My life has always been filled with literature, it transported me across oceans and airways, through continents and conflicts but most importantly, it has taken me through time. I have not always had the means to travel, so reading is how I travel the world, yet, I had never heard of the concept of bookpacking.
It was first introduced to me at an information session at the University of Southern California. “Bookpacking the Big Easy” they called it, a concept coined by Andrew Chater, that provides students with the opportunity to use books to enhance their travel and literary experience by using the novels as “portals through which to explore regional history and culture.” The concept seemed odd but exciting.
I had always thought of books as films that your mind creates based off the words of an author, but this style of reading fused with traveled seemed almost too good to be true. After all, so much time has passed since some of these books have been written, hadn’t their settings changed as well?
The answer is yes, but that does not invalidate the experience of bookpacking. It was at the Grand Isle where I was able to truly grasp that concept. While, it is no longer the Isle that Edna looked upon, there is one pivotal feature that remained the same—the ocean. It was in the ocean that I was able to be alone with my thoughts and reflect upon Kate Chopin’s “The Awakening.”
“The Awakening” follows a woman named Edna through her journey of self-discovery along with the pain and pleasure that comes with it. She feels trapped by her societal obligations coupled with, in my interpretation, her struggle with depression. Reading the novel on the Grand Isle where it is set affected me more than I was expecting. I am not entirely sure why, perhaps it is because I am a very empathetic person, or because sitting on the beach that inspired Kate Chopin to write the novel in the first place made me feel as if I were Edna myself. As of now, I am not sure if it is one reason or a combination of reasons but perhaps farther along into this bookpacking journey I will understand more. All I know is, “The Awakening” and all its beautiful prose, exhausted me emotionally.

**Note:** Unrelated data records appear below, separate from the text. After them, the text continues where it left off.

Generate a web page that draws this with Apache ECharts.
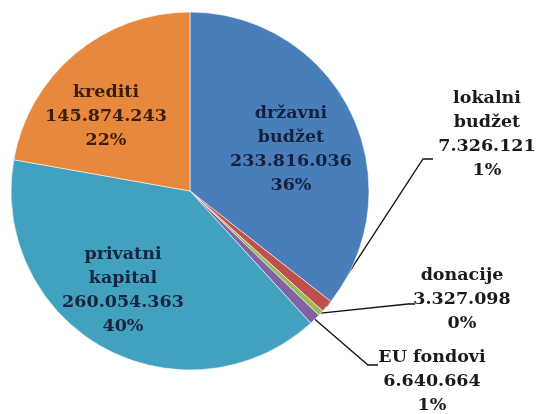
<!DOCTYPE html>
<html>
<head>
<meta charset="utf-8">
<script src="https://cdn.jsdelivr.net/npm/echarts@6/dist/echarts.min.js"></script>
<style>
html,body{margin:0;padding:0;background:#fff;}
#chart{width:538px;height:414px;}
</style>
</head>
<body>
<div id="chart"></div>
<script>
// ---- data ----
const categories = ['državni\nbudžet', 'lokalni\nbudžet', 'donacije', 'EU fondovi', 'privatni\nkapital', 'krediti'];
const values = [233816036, 7326121, 3327098, 6640664, 260054363, 145874243];
const percentLabels = ['36%', '1%', '0%', '1%', '40%', '22%'];

// ---- styling ----
const colors = ['#4a7ebb', '#c0504d', '#9bbb59', '#8064a2', '#43a1c0', '#e8883c'];
const textColors = ['#14213d', '#1a1a1a', '#1a1a1a', '#1a1a1a', '#17253f', '#3a1e0c'];
const insideIdx = [0, 4, 5];
// label block centres
const labelAnchors = {
  0: [291, 149], 4: [123, 290], 5: [106, 116.5],
  1: [487, 134.5], 2: [462, 299], 3: [432, 381]
};
// leader elbows for outside labels: [elbowX, elbowY, endX, endY]
const leaders = {
  1: [423, 159, 433, 159],
  2: [408, 304, 415, 304],
  3: [368, 365, 378, 365]
};

function fmt(v) {
  return String(v).replace(/\B(?=(\d{3})+(?!\d))/g, '.');
}

const data = categories.map((c, i) => ({
  name: c,
  value: values[i],
  itemStyle: { color: colors[i] },
  label: {
    position: insideIdx.includes(i) ? 'inside' : 'outside',
    color: textColors[i]
  },
  labelLine: { show: !insideIdx.includes(i) }
}));

const chart = echarts.init(document.getElementById('chart'), null, { renderer: 'canvas' });
chart.setOption({
  backgroundColor: '#fff',
  animation: false,
  series: [{
    type: 'pie',
    center: [190, 191],
    radius: 179,
    startAngle: 90,
    clockwise: true,
    avoidLabelOverlap: false,
    itemStyle: { borderColor: 'rgba(255,255,255,0.55)', borderWidth: 1 },
    label: {
      show: true,
      fontFamily: 'DejaVu Serif',
      fontWeight: 'bold',
      fontSize: 17.5,
      lineHeight: 24,
      align: 'center',
      formatter: p => p.name + '\n' + fmt(p.value) + '\n' + percentLabels[p.dataIndex]
    },
    labelLine: {
      show: true,
      length: 10,
      length2: 10,
      lineStyle: { color: '#111', width: 1.3 }
    },
    labelLayout: function (params) {
      const i = params.dataIndex;
      const a = labelAnchors[i];
      const out = { x: a[0], y: a[1], align: 'center', verticalAlign: 'middle' };
      if (leaders[i] && params.labelLinePoints) {
        const s = params.labelLinePoints[0];
        const l = leaders[i];
        out.labelLinePoints = [[s[0], s[1]], [l[0], l[1]], [l[2], l[3]]];
      }
      return out;
    },
    data: data
  }]
});
</script>
</body>
</html>
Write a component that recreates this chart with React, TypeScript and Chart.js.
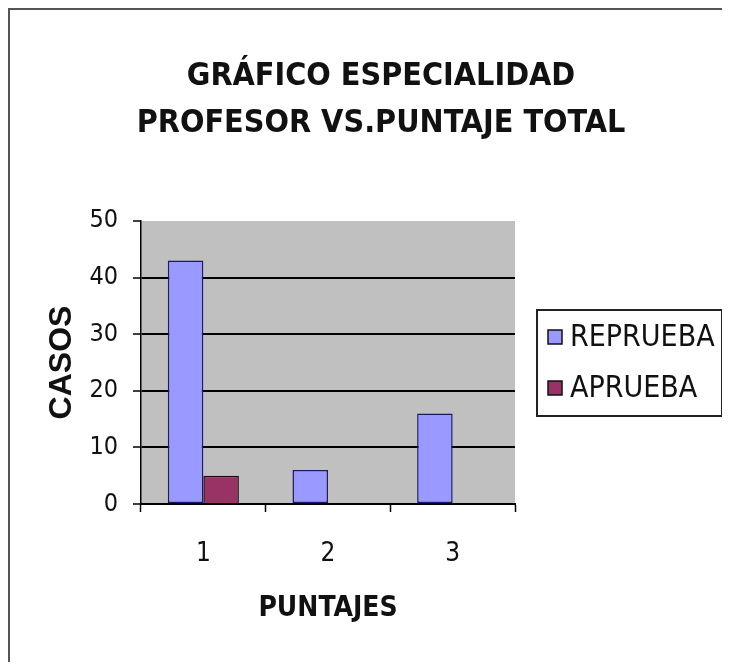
import React, { useEffect, useRef } from "react";
import { Chart, registerables } from "chart.js";

Chart.register(...registerables);

const categories = ["1", "2", "3"];
const seriesNames = ["REPRUEBA", "APRUEBA"];
const reprueba = [43, 6, 16];
const aprueba = [5, 0, 0];
const titleLines = ["GRÁFICO ESPECIALIDAD", "PROFESOR VS.PUNTAJE TOTAL"];
const yAxisTitle = "CASOS";
const xAxisTitle = "PUNTAJES";
const yMin = 0;
const yMax = 50;
const yStep = 10;

const seriesColors = ["#9999FF", "#993366"];
const seriesBorders = ["#1a1a66", "#1a0a10"];

const NARROW = "'DejaVu Sans Condensed', 'Liberation Sans Narrow', sans-serif";
const WIDE = "'Liberation Sans', Arial, sans-serif";

const W = 722;
const H = 654;

const bgPlugin = {
  id: "bgFrame",
  beforeDraw(chart: any) {
    const { ctx, chartArea } = chart;
    ctx.save();
    ctx.fillStyle = "#ffffff";
    ctx.fillRect(0, 0, chart.width, chart.height);
    ctx.fillStyle = "#C0C0C0";
    ctx.fillRect(chartArea.left, chartArea.top, chartArea.right - chartArea.left, chartArea.bottom - chartArea.top);
    ctx.strokeStyle = "#555555";
    ctx.lineWidth = 2;
    ctx.beginPath();
    ctx.moveTo(1, chart.height);
    ctx.lineTo(1, 1);
    ctx.lineTo(chart.width, 1);
    ctx.stroke();
    ctx.restore();
  },
};

const legendPlugin = {
  id: "boxLegend",
  afterDraw(chart: any) {
    const { ctx } = chart;
    const bx = 529, by = 302, bw = 185, bh = 106;
    ctx.save();
    ctx.strokeStyle = "#222222";
    ctx.lineWidth = 2;
    ctx.strokeRect(bx, by, bw, bh);
    const rows = [329, 380];
    chart.data.datasets.forEach((ds: any, i: number) => {
      const cy = rows[i];
      ctx.fillStyle = ds.backgroundColor;
      ctx.fillRect(540, cy - 7, 14, 14);
      ctx.strokeStyle = "#111111";
      ctx.lineWidth = 1.5;
      ctx.strokeRect(540, cy - 7, 14, 14);
      ctx.fillStyle = "#111111";
      ctx.font = `30px ${NARROW}`;
      ctx.textBaseline = "middle";
      ctx.textAlign = "left";
      ctx.fillText(ds.label, 562, cy + 1);
    });
    ctx.restore();
  },
};

export default function App() {
  const ref = useRef<HTMLCanvasElement | null>(null);

  useEffect(() => {
    if (!ref.current) return;
    const chart = new Chart(ref.current, {
      type: "bar",
      data: {
        labels: categories,
        datasets: [
          {
            label: seriesNames[0],
            data: reprueba,
            backgroundColor: seriesColors[0],
            borderColor: seriesBorders[0],
            borderWidth: 1.5,
            borderSkipped: false,
          },
          {
            label: seriesNames[1],
            data: aprueba,
            backgroundColor: seriesColors[1],
            borderColor: seriesBorders[1],
            borderWidth: 1.5,
            borderSkipped: "bottom",
          },
        ],
      },
      options: {
        responsive: false,
        animation: false,
        devicePixelRatio: 1,
        layout: { padding: { left: 24, right: 0, top: 0, bottom: 0 } },
        datasets: {
          bar: { categoryPercentage: 0.57, barPercentage: 1.0 },
        },
        plugins: {
          legend: { display: false },
          tooltip: { enabled: false },
          title: {
            display: true,
            text: titleLines,
            color: "#111111",
            font: { family: NARROW, size: 32, weight: "bold", lineHeight: 1.47 },
            padding: { top: 45.4, bottom: 73.5 },
          },
        },
        scales: {
          x: {
            offset: true,
            afterFit(scale: any) {
              scale.height = 158;
            },
            grid: {
              offset: true,
              drawOnChartArea: false,
              drawTicks: true,
              tickLength: 8,
              tickColor: "#000000",
              tickWidth: 1.5,
            },
            border: { display: true, color: "#000000", width: 2 },
            ticks: {
              color: "#111111",
              font: { family: NARROW, size: 26 },
              padding: 27,
            },
            title: {
              display: true,
              text: xAxisTitle,
              color: "#111111",
              font: { family: NARROW, size: 28, weight: "bold" },
              padding: { top: 0, bottom: 36 },
            },
          },
          y: {
            min: yMin,
            max: yMax,
            afterFit(scale: any) {
              scale.width = 109;
            },
            grid: {
              drawOnChartArea: true,
              color: (ctx: any) => (ctx.tick && ctx.tick.value === yMax ? "rgba(0,0,0,0)" : "#000000"),
              lineWidth: 2,
              drawTicks: true,
              tickLength: 8,
              tickColor: "#000000",
              tickWidth: 1.5,
            },
            border: { display: true, color: "#000000", width: 1.5 },
            ticks: {
              stepSize: yStep,
              color: "#111111",
              font: { family: NARROW, size: 25 },
              padding: 15,
            },
            title: {
              display: true,
              text: yAxisTitle,
              color: "#111111",
              font: { family: WIDE, size: 32, weight: "bold" },
              padding: { top: 11, bottom: 0 },
            },
          },
          spacer: {
            type: "linear",
            position: "right",
            display: true,
            afterFit(scale: any) {
              scale.width = 215;
            },
            grid: { display: false, drawTicks: false },
            border: { display: false },
            ticks: { display: false },
          },
        },
      },
      plugins: [bgPlugin, legendPlugin],
    });
    return () => chart.destroy();
  }, []);

  return (
    <canvas
      ref={ref}
      width={W}
      height={H}
      style={{ display: "block", width: W, height: H }}
    />
  );
}
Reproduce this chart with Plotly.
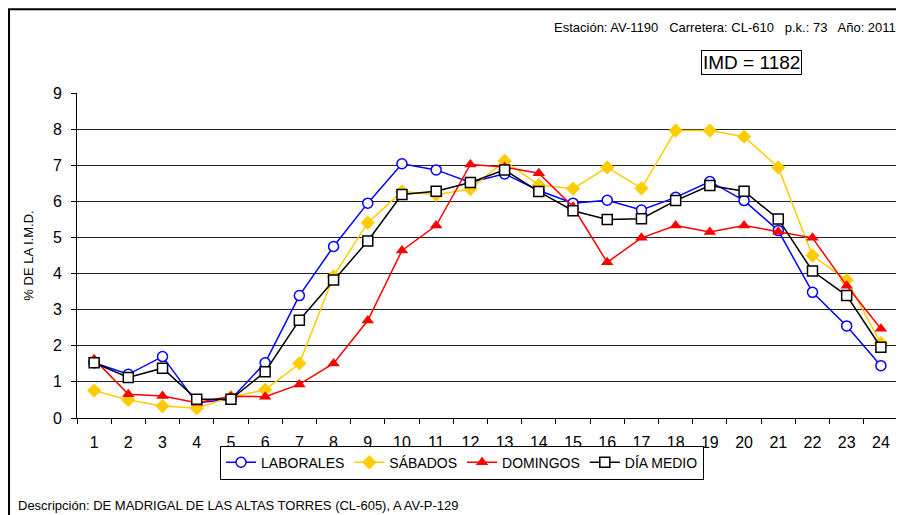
import plotly.graph_objects as go

horas = list(range(1, 25))

laborales = [1.53, 1.21, 1.70, 0.42, 0.52, 1.53, 3.39, 4.75, 5.95, 7.04, 6.87, 6.52,
             6.76, 6.30, 5.95, 6.03, 5.76, 6.11, 6.55, 6.02, 5.19, 3.48, 2.55, 1.45]
sabados = [0.76, 0.50, 0.33, 0.27, 0.58, 0.78, 1.51, 3.92, 5.41, 6.27, 6.18, 6.34,
           7.12, 6.45, 6.35, 6.94, 6.36, 7.96, 7.96, 7.79, 6.94, 4.50, 3.82, 2.07]
domingos = [1.63, 0.66, 0.61, 0.42, 0.60, 0.59, 0.93, 1.51, 2.70, 4.64, 5.33, 7.02,
            6.95, 6.78, 5.85, 4.31, 4.99, 5.33, 5.15, 5.33, 5.16, 4.99, 3.66, 2.47]
dia_medio = [1.53, 1.12, 1.38, 0.52, 0.52, 1.28, 2.71, 3.82, 4.90, 6.19, 6.28, 6.52,
             6.87, 6.27, 5.74, 5.50, 5.52, 6.02, 6.44, 6.28, 5.51, 4.07, 3.39, 1.96]

estacion = "Estación: AV-1190   Carretera: CL-610   p.k.: 73   Año: 2011"
imd = "IMD = 1182"
descripcion = "Descripción: DE MADRIGAL DE LAS ALTAS TORRES (CL-605), A AV-P-129"

FONT = "Arial, Liberation Sans, sans-serif"
xcat = [str(h) for h in horas]

fig = go.Figure()
fig.add_trace(go.Scatter(x=xcat, y=laborales, name="LABORALES", mode="lines+markers",
                         line=dict(color="#0000FF", width=1.5),
                         marker=dict(symbol="circle", size=10, color="white",
                                     line=dict(color="#0000FF", width=1.5))))
fig.add_trace(go.Scatter(x=xcat, y=sabados, name="SÁBADOS", mode="lines+markers",
                         line=dict(color="#FFCC00", width=1.5),
                         marker=dict(symbol="diamond", size=11, color="#FFCC00")))
fig.add_trace(go.Scatter(x=xcat, y=domingos, name="DOMINGOS", mode="lines+markers",
                         line=dict(color="#FF0000", width=1.5),
                         marker=dict(symbol="triangle-up", size=11, color="#FF0000")))
fig.add_trace(go.Scatter(x=xcat, y=dia_medio, name="DÍA MEDIO", mode="lines+markers",
                         line=dict(color="black", width=1.5),
                         marker=dict(symbol="square", size=10, color="white",
                                     line=dict(color="black", width=1.5))))

# the page body has an 8px margin, so the figure is 8px smaller and shifted
fig.update_layout(
    width=896, height=507,
    margin=dict(l=69, r=6, t=85, b=97),
    paper_bgcolor="white", plot_bgcolor="white",
    font=dict(family=FONT, size=15, color="black"),
    showlegend=True,
    legend=dict(orientation="h", x=0.469, xanchor="center", y=-0.085, yanchor="top",
                bordercolor="black", borderwidth=1, font=dict(size=14),
                itemwidth=30, tracegroupgap=0),
    xaxis=dict(type="category", range=[-0.5, len(xcat) - 0.5], tickson="boundaries",
               ticks="outside", ticklen=5,
               tickcolor="black", showline=True, linecolor="black", showgrid=False,
               tickfont=dict(size=16), ticklabelstandoff=10),
    yaxis=dict(range=[0, 9], dtick=1, ticks="outside", ticklen=5, tickcolor="black",
               showline=True, linecolor="black", showgrid=True, gridcolor="#222",
               gridwidth=1, zeroline=False, tickfont=dict(size=16), ticklabelstandoff=6,
               title=dict(text="% DE LA I.M.D.", font=dict(size=13), standoff=16)),
    shapes=[dict(type="rect", xref="paper", yref="paper", x0=-0.0828, x1=1.1,
                 y0=-0.5, y1=1.258,
                 line=dict(color="black", width=2), fillcolor="rgba(0,0,0,0)")],
    annotations=[
        dict(text=estacion, xref="paper", yref="paper", x=1, y=1.203, xanchor="right",
             yanchor="middle", showarrow=False, font=dict(size=13)),
        dict(text=imd, xref="paper", yref="paper", x=0.821, y=1.095, xanchor="center",
             yanchor="middle", showarrow=False, font=dict(size=19),
             bordercolor="black", borderwidth=1, borderpad=1),
        dict(text=descripcion, xref="paper", yref="paper", x=-0.0743, y=-0.268,
             xanchor="left", yanchor="middle", showarrow=False, font=dict(size=13)),
    ],
)

fig.write_html("out.html")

I loved every minute of it, I couldn’t stop reading. Its subject matter was so painful, but that is what made it so beautiful to me. The fact that Chopin wrote so openly of inner turmoil, especially in her time when anything other than a perfect wife was considered taboo. It hurt me that Edna felt so alone, her emotional highs were such fun but her emotional lows left me feeling sick to my stomach. Her pain and the way she saw the world resonated with me. As her mental health began its descent, it made me realize how grateful I was to be in the Grand Isle.
The Isle is peaceful and serene; it is a place of joy and relaxation and for Edna it was an escape. When it was time for her character to return to the city, it was clear to me she felt trapped in more ways than one. She was trapped with a husband whom she didn’t really love, societal obligations enforced upon women through the patriarchy, and by her own mind but when she was on the Isle, she didn’t feel trapped, in fact, she even learned how to swim.
It was swimming where I felt most connected to Edna. The ocean made me feel alive; it was cool and refreshing. In fact, one of my favorite experiences on the Isle was getting up before sunrise with some of my classmates and taking a sunrise swim, even though Chopin never had Edna do such a thing, it felt like an Edna thing to do.
The morning I finished the book, I realized I needed to decompress so I relaxed on the beach and then went for a swim. I thought of Edna’s emotional highs when the weather affected her more deeply, when the sun gently kissed her skin and enveloped her in warmth and the contrast of the cool ocean water on her skin. It was at this time where I first noticed sea foam. I had never given it much thought, only the fact that after the waves hit the sand, it appeared. As I swam through the waves, I noticed how much it tickled. It felt like little bubbles gently popping. I made me giggle, it helped me relax. It made me grateful to be alive during a time where mental health is not a taboo subject anymore, where psychology and treatments exist, where I am not alone, where I don’t have to feel as Edna felt. The sea foam brought me serenity.
Just as Kate Chopin’s character Edna understood the beauty of the Grand Isle, I too could now understand it. I think being at the location where a portion of the novel occurs exacerbated my emotions while reading. Bookpacking is such an immersive experience, I no longer have to rely on my imagination in its entirety because I have walked the shores she walked, and I now know some of what she saw.
For me, Edna’s perspective was a contrast to my own. In her time depression was a word that did not exist whereas in my time, not only are subjects like mental health being properly researched but they are also being de-stigmatized. Chopin was decades ahead of her time and I am grateful to have been offered a glimpse into her world because the novel truly came alive.